Considerando tudo isso, vamos voltar pro RPGuaxa.

Uma reflexão sobre o que é agir eticamente a partir do RPGuaxa #68

Se fizermos uma leitura dos aliens pelos pressupostos que coloquei, podemos ver que tinham um Código de Ética e até que eram bem intencionados. O que fizeram foi para a construção do conhecimento científico de forma solidária e compartilhada entre todas as espécies interplanetárias e buscando o avanço científico em benefício de toda forma de vida (dá até pra pensar num princípio de direito internacional assim dentro da Terra). Isso não significa que não devemos problematizar as condutas deles.

Os danos à Ada

Pensando no que os aliens fizeram com a Ada podemos destacar alguns pontos.

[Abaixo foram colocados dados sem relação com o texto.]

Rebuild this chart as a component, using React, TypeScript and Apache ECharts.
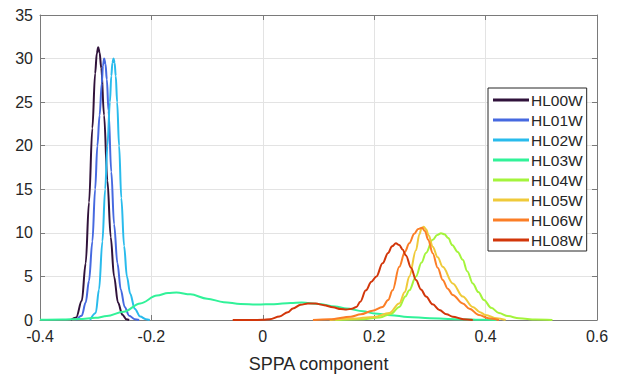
import React, { useEffect, useRef } from "react";
import * as echarts from "echarts";

const SERIES_NAMES = ["HL00W", "HL01W", "HL02W", "HL03W", "HL04W", "HL05W", "HL06W", "HL08W"];
const COLORS = ["#30123b", "#4669e0", "#29bbec", "#31f299", "#a4f43c", "#efca3a", "#fb7e26", "#d2360a"];

const X_TICKS = [-0.4, -0.2, 0, 0.2, 0.4, 0.6];
const Y_TICKS = [0, 5, 10, 15, 20, 25, 30, 35];

const HL00W = [
  [-0.345, 0], [-0.335, 0.3], [-0.325, 2.2], [-0.318, 6.5], [-0.312, 13.5], [-0.306, 22],
  [-0.301, 28.3], [-0.298, 30.6], [-0.2955, 31.3], [-0.293, 30.7], [-0.29, 28.9], [-0.285, 23.5],
  [-0.279, 16], [-0.273, 9.5], [-0.267, 5], [-0.26, 2], [-0.252, 0.6], [-0.245, 0.1], [-0.24, 0],
];
const HL01W = [
  [-0.335, 0], [-0.325, 0.5], [-0.318, 2], [-0.312, 4.5], [-0.306, 9], [-0.301, 15],
  [-0.297, 20], [-0.293, 23.5], [-0.289, 27.2], [-0.287, 29.2], [-0.2848, 30], [-0.2825, 29.4],
  [-0.28, 27.6], [-0.277, 24], [-0.272, 17], [-0.267, 11], [-0.261, 6.5], [-0.255, 3.5],
  [-0.248, 1.5], [-0.24, 0.5], [-0.23, 0.1], [-0.222, 0],
];
const HL02W = [
  [-0.31, 0], [-0.3, 0.8], [-0.294, 3.5], [-0.288, 9], [-0.283, 15], [-0.279, 20],
  [-0.2745, 25], [-0.272, 28], [-0.27, 29.5], [-0.268, 30], [-0.266, 29.5], [-0.264, 28],
  [-0.2615, 25], [-0.258, 20], [-0.254, 14], [-0.249, 8.5], [-0.244, 5], [-0.238, 3],
  [-0.23, 1.3], [-0.22, 0.4], [-0.21, 0.1], [-0.203, 0],
];
const HL03W = [
  [-0.4, 0.02], [-0.36, 0.05], [-0.33, 0.12], [-0.3, 0.25], [-0.28, 0.45], [-0.25, 0.95],
  [-0.22, 1.9], [-0.19, 2.8], [-0.17, 3.1], [-0.155, 3.15], [-0.13, 2.95], [-0.1, 2.45],
  [-0.07, 2.05], [-0.04, 1.85], [-0.01, 1.78], [0.02, 1.82], [0.05, 1.95], [0.07, 2.0],
  [0.1, 1.85], [0.13, 1.55], [0.15, 1.33], [0.18, 1.0], [0.2, 0.75], [0.23, 0.55],
  [0.26, 0.35], [0.3, 0.2], [0.35, 0.1], [0.4, 0.03], [0.42, 0],
];
const HL04W = [
  [0.13, 0], [0.18, 0.1], [0.21, 0.3], [0.23, 0.7], [0.245, 1.5], [0.256, 2.7],
  [0.263, 3.4], [0.275, 5.0], [0.285, 6.6], [0.293, 7.7], [0.305, 9.2], [0.313, 9.75],
  [0.32, 9.95], [0.326, 9.85], [0.333, 9.4], [0.34, 8.6], [0.35, 7.8], [0.359, 6.9],
  [0.367, 5.6], [0.377, 4.2], [0.387, 3.2], [0.397, 2.3], [0.41, 1.4], [0.424, 0.8],
  [0.44, 0.45], [0.46, 0.2], [0.49, 0.05], [0.52, 0],
];
const HL05W = [
  [0.12, 0], [0.16, 0.15], [0.2, 0.35], [0.227, 0.8], [0.245, 1.9], [0.255, 3.2],
  [0.263, 5.0], [0.275, 8.0], [0.281, 9.8], [0.285, 10.5], [0.289, 10.7], [0.293, 10.4],
  [0.298, 9.7], [0.305, 8.4], [0.314, 7.2], [0.323, 6.1], [0.341, 4.2], [0.359, 2.7],
  [0.377, 1.5], [0.39, 0.9], [0.4, 0.57], [0.42, 0.2], [0.436, 0],
];
const HL06W = [
  [0.09, 0], [0.12, 0.1], [0.158, 0.38], [0.176, 0.65], [0.197, 1.07], [0.215, 1.5],
  [0.225, 2.3], [0.233, 3.4], [0.245, 6.1], [0.255, 7.8], [0.263, 8.8], [0.272, 9.9],
  [0.279, 10.45], [0.2858, 10.6], [0.291, 10.2], [0.297, 9.2], [0.305, 7.65], [0.314, 6.0],
  [0.323, 4.6], [0.332, 3.6], [0.341, 2.87], [0.359, 1.9], [0.371, 1.3], [0.388, 0.57],
  [0.405, 0.2], [0.424, 0],
];
const HL08W = [
  [-0.054, 0], [-0.02, 0], [0.0, 0.02], [0.0125, 0.08], [0.03, 0.4], [0.045, 0.9],
  [0.054, 1.33], [0.068, 1.75], [0.081, 1.9], [0.095, 1.88], [0.11, 1.7], [0.126, 1.45],
  [0.14, 1.25], [0.15, 1.2], [0.16, 1.3], [0.168, 1.5], [0.175, 2.1], [0.185, 3.4],
  [0.195, 4.4], [0.204, 5.0], [0.215, 6.5], [0.225, 7.7], [0.232, 8.45], [0.239, 8.8],
  [0.245, 8.6], [0.251, 8.1], [0.257, 7.4], [0.266, 6.0], [0.275, 4.6], [0.284, 3.5],
  [0.293, 2.7], [0.305, 1.8], [0.317, 1.15], [0.33, 0.65], [0.341, 0.38], [0.36, 0.1],
  [0.377, 0],
];

const SERIES_DATA = [HL00W, HL01W, HL02W, HL03W, HL04W, HL05W, HL06W, HL08W];

const FONT = "'Liberation Sans', Arial, Helvetica, sans-serif";
const AXIS_COLOR = "#7a7a7a";
const TEXT_COLOR = "#262626";

export default function App() {
  const ref = useRef<HTMLDivElement>(null);
  useEffect(() => {
    if (!ref.current) return;
    const chart = echarts.init(ref.current, undefined, { renderer: "svg" });
    const xInterval = X_TICKS[1] - X_TICKS[0];
    const yInterval = Y_TICKS[1] - Y_TICKS[0];
    const xMin = X_TICKS[0];
    const xMax = X_TICKS[X_TICKS.length - 1];
    const yMin = Y_TICKS[0];
    const yMax = Y_TICKS[Y_TICKS.length - 1];
    const tickCommon = { show: true, inside: true, length: 5, lineStyle: { color: AXIS_COLOR, width: 1 } };
    const lineCommon = { show: true, onZero: false, lineStyle: { color: AXIS_COLOR, width: 1 } };
    chart.setOption({
      animation: false,
      backgroundColor: "#ffffff",
      textStyle: { fontFamily: FONT },
      grid: { left: 40, right: 22, top: 15, bottom: 54, containLabel: false, outerBoundsMode: "none" },
      legend: {
        orient: "vertical",
        left: 488,
        top: 88,
        data: SERIES_NAMES,
        icon: "rect",
        itemWidth: 36,
        itemHeight: 3,
        itemGap: 4,
        padding: [4, 4, 3, 5],
        borderColor: "#262626",
        borderWidth: 1,
        backgroundColor: "#ffffff",
        textStyle: { fontFamily: FONT, fontSize: 15.5, color: TEXT_COLOR, padding: [0, 0, 0, -3] },
      },
      xAxis: [
        {
          type: "value",
          position: "bottom",
          min: xMin,
          max: xMax,
          interval: xInterval,
          name: "SPPA component",
          nameLocation: "middle",
          nameGap: 35,
          nameTextStyle: { fontFamily: FONT, fontSize: 18, color: TEXT_COLOR },
          axisLine: lineCommon,
          axisTick: tickCommon,
          axisLabel: {
            margin: 8,
            fontSize: 16,
            color: TEXT_COLOR,
            fontFamily: FONT,
            formatter: (v: number) => String(Math.round(v * 10) / 10),
          },
          splitLine: { show: true, lineStyle: { color: "#e3e3e3", width: 1 } },
        },
        {
          type: "value",
          position: "top",
          min: xMin,
          max: xMax,
          interval: xInterval,
          axisLine: lineCommon,
          axisTick: tickCommon,
          axisLabel: { show: false },
          splitLine: { show: false },
        },
      ],
      yAxis: [
        {
          type: "value",
          position: "left",
          min: yMin,
          max: yMax,
          interval: yInterval,
          axisLine: lineCommon,
          axisTick: tickCommon,
          axisLabel: { margin: 7, fontSize: 16, color: TEXT_COLOR, fontFamily: FONT },
          splitLine: { show: true, lineStyle: { color: "#e3e3e3", width: 1 } },
        },
        {
          type: "value",
          position: "right",
          min: yMin,
          max: yMax,
          interval: yInterval,
          axisLine: lineCommon,
          axisTick: tickCommon,
          axisLabel: { show: false },
          splitLine: { show: false },
        },
      ],
      series: SERIES_NAMES.map((name, i) => ({
        name,
        type: "line",
        xAxisIndex: 0,
        yAxisIndex: 0,
        data: SERIES_DATA[i],
        showSymbol: false,
        symbol: "none",
        smooth: 0.35,
        smoothMonotone: "x",
        color: COLORS[i],
        lineStyle: { color: COLORS[i], width: 2 },
        itemStyle: { color: COLORS[i] },
        z: 2 + i,
      })),
    });
    return () => chart.dispose();
  }, []);
  return (
    <div
      ref={ref}
      style={{ position: "absolute", left: 0, top: 0, width: 619, height: 374 }}
    />
  );
}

Em primeiro lugar, ainda que ela tenha consentido em ir com os aliens, ela não sabia exatamente a que tipo de experimento iria se submete. Em segundo lugar, o fato de terem matado ela e trazido de volta a vida e não da mesma forma que ela chegou é um ponto importante contra os ETs.

Os danos à Ali

O problema que me parece mais grave é a Ali, que entra na questão das minorias.

Ainda que tenha se mostrado conformada com a situação, a reação inicial dela foi de medo pelo que os humanos fariam com ela. Quando viu que ficaria na nave ficou muito feliz. Por fim, ficou clara o pavor e a resistência dela quando descobriu que poderia ter que voltar ao seus coplanetários. Tudo isso mostra que ela não estava feliz e que não havia aceitado sua situação. A vontade dos outros aliens estava sendo imposta sobre ela.

Olhando para nós mesmos

Mas antes de jugar os aliens vale trazer um ponto que o Felipe Ronchi Brigido trouxe na nossa conversa. Até que ponto não fazemos algo parecido nas pesquisas com animais? Não trago isso para condenar qualquer pesquisa com animais, mas para mostrar como nós também relativizamos o bem-estar de outras espécies quando temos uma finalidade justa.

O que fica de conclusão é que não podemos parar no julgamento, a partir da nossa moral, dos ETs, ou mesmo de outras sociedades do presente ou do passado. Precisamos ir além e entender o lado deles para, a partir disso, refletir sobre o que é agir eticamente.